— START OF Data supplied —

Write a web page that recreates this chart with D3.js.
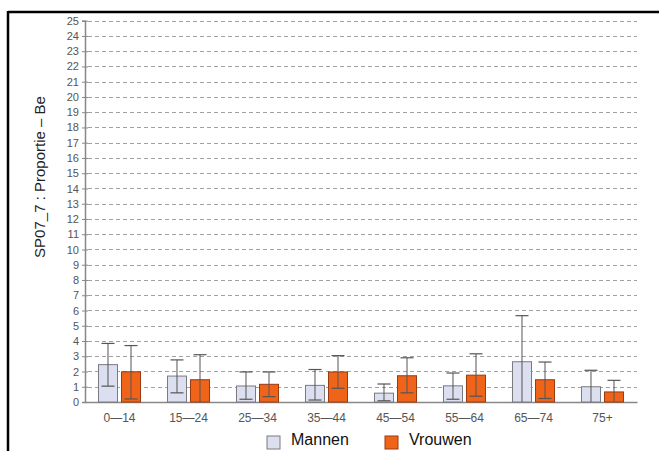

— END OF Data supplied —
— START OF Data supplied —

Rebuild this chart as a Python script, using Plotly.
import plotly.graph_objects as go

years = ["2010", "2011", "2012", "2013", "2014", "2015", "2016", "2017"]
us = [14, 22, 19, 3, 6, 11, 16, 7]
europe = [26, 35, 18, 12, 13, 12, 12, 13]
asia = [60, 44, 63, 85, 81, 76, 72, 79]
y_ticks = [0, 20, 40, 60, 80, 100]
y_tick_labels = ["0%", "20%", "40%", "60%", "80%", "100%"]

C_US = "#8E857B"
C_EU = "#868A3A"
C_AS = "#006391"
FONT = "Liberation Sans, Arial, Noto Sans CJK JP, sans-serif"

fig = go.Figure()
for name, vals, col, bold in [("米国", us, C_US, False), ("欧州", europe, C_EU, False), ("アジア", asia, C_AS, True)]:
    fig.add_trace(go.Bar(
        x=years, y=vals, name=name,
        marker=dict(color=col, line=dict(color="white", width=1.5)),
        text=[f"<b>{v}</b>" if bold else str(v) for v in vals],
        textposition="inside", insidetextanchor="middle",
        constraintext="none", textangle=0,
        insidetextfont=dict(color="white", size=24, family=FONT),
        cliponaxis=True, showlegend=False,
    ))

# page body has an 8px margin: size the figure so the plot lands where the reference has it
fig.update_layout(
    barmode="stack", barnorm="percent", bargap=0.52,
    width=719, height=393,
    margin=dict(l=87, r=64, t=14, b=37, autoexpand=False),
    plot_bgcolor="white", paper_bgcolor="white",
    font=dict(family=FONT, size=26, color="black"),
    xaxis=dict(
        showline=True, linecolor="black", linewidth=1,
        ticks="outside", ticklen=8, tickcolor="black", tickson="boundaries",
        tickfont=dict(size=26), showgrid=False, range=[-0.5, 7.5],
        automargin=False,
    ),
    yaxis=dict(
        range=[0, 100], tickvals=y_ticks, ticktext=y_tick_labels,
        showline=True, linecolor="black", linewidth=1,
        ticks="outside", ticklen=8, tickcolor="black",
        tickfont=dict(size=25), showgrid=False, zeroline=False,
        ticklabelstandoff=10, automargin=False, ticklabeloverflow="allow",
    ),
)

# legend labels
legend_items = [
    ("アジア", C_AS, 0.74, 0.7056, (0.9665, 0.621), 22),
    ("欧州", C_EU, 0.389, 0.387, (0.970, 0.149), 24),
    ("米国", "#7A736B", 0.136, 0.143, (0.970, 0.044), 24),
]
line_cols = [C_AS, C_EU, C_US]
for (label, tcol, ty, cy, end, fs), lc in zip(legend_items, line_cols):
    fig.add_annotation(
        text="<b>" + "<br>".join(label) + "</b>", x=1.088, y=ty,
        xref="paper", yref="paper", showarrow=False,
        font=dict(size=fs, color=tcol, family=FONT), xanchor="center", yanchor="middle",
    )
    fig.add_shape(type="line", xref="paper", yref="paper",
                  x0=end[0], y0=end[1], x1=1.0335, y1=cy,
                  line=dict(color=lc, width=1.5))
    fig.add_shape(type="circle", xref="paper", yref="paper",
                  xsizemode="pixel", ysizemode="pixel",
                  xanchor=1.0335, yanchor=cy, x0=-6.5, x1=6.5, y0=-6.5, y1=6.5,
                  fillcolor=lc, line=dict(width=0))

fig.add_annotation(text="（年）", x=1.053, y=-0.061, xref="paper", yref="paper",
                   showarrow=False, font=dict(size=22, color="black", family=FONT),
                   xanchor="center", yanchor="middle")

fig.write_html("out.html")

— END OF Data supplied —

Exercise task.
Write out exactly the lines running from the line containing "Rebuild this chart" to the line containing "Sans, Arial, Noto", with both of those lines included.

Full solution.
Rebuild this chart as a Python script, using Plotly.
import plotly.graph_objects as go

years = ["2010", "2011", "2012", "2013", "2014", "2015", "2016", "2017"]
us = [14, 22, 19, 3, 6, 11, 16, 7]
europe = [26, 35, 18, 12, 13, 12, 12, 13]
asia = [60, 44, 63, 85, 81, 76, 72, 79]
y_ticks = [0, 20, 40, 60, 80, 100]
y_tick_labels = ["0%", "20%", "40%", "60%", "80%", "100%"]

C_US = "#8E857B"
C_EU = "#868A3A"
C_AS = "#006391"
FONT = "Liberation Sans, Arial, Noto Sans CJK JP, sans-serif"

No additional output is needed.